Select and reproduce each line of the listing below that bears the string "matplotlib".
start
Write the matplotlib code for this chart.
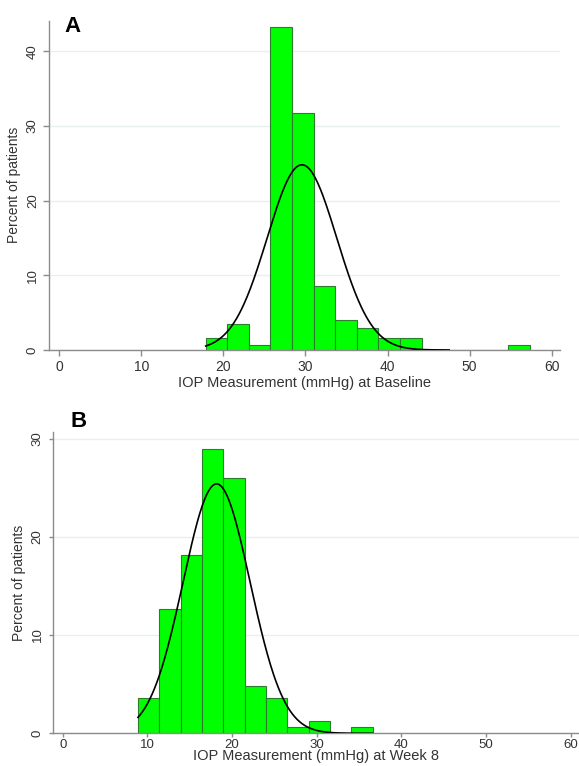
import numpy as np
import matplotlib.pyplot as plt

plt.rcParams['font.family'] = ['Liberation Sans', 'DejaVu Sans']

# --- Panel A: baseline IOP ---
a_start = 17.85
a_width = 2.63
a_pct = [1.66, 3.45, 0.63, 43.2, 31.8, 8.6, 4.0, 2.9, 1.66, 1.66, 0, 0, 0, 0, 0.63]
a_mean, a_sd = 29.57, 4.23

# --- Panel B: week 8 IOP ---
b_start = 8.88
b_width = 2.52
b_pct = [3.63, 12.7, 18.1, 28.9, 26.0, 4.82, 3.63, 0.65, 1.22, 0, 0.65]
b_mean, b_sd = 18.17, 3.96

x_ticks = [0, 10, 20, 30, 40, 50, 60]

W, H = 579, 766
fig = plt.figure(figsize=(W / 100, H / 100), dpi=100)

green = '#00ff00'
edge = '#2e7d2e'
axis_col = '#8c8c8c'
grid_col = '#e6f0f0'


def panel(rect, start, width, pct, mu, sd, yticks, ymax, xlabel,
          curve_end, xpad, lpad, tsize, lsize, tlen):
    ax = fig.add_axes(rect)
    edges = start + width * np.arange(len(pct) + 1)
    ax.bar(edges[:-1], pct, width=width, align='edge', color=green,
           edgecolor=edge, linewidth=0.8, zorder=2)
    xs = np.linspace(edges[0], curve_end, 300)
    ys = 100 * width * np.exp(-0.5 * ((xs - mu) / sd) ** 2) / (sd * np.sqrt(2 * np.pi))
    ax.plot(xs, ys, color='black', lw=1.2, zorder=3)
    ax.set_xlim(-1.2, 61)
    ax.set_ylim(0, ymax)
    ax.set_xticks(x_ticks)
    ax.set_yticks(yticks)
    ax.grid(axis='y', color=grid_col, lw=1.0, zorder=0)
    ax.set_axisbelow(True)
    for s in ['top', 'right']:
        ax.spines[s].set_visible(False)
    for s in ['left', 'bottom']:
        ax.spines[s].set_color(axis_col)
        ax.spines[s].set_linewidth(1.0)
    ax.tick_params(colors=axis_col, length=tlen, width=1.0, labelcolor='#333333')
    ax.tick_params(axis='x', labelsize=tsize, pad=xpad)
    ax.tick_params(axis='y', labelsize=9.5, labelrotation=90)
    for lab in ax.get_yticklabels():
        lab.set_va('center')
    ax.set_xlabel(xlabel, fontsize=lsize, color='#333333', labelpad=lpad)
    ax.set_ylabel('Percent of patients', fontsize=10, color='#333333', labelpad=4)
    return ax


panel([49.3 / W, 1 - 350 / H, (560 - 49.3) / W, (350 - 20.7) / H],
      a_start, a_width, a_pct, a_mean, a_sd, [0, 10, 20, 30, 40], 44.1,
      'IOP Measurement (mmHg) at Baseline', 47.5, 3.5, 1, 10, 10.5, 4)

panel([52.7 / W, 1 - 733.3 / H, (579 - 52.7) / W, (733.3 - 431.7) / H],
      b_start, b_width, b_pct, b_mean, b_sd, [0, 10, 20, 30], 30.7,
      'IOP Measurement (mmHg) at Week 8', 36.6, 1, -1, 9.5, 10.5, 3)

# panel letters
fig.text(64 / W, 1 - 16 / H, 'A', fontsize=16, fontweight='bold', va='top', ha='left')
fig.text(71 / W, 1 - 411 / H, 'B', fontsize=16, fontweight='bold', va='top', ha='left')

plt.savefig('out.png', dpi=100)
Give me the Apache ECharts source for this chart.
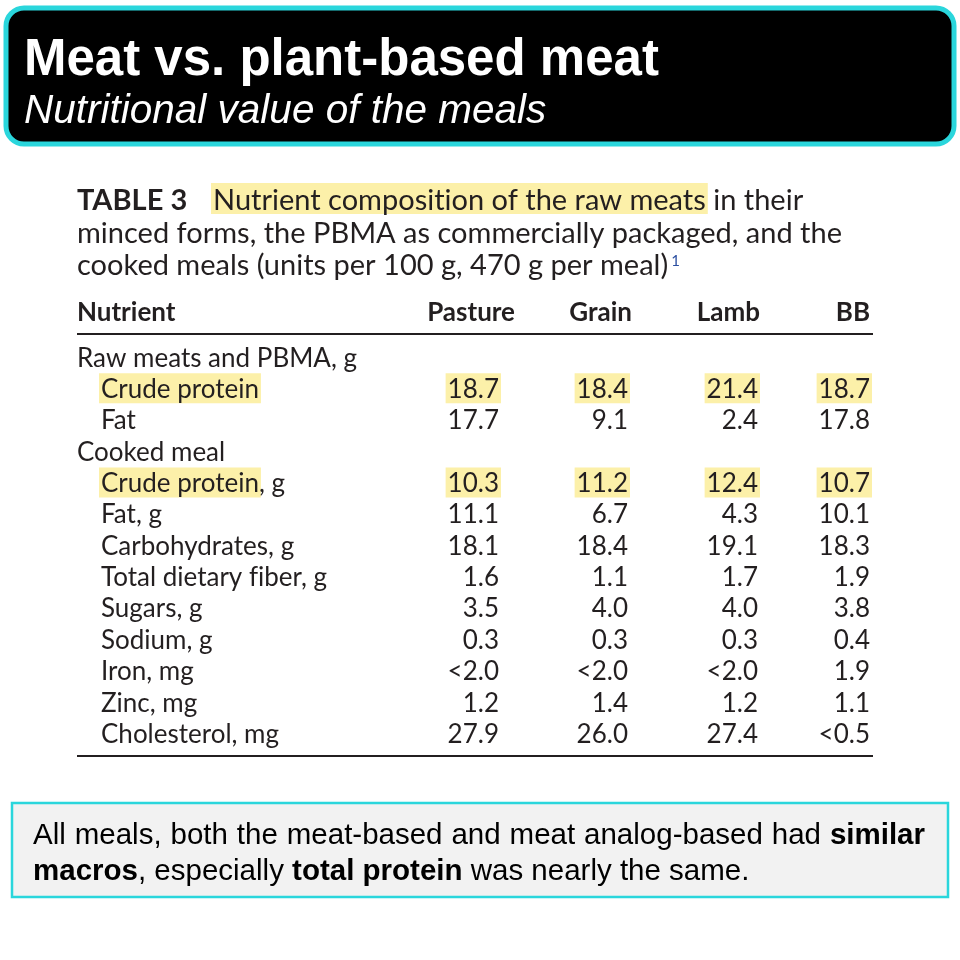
end
■ **Output**:
Write the matplotlib code for this chart.
import matplotlib.pyplot as plt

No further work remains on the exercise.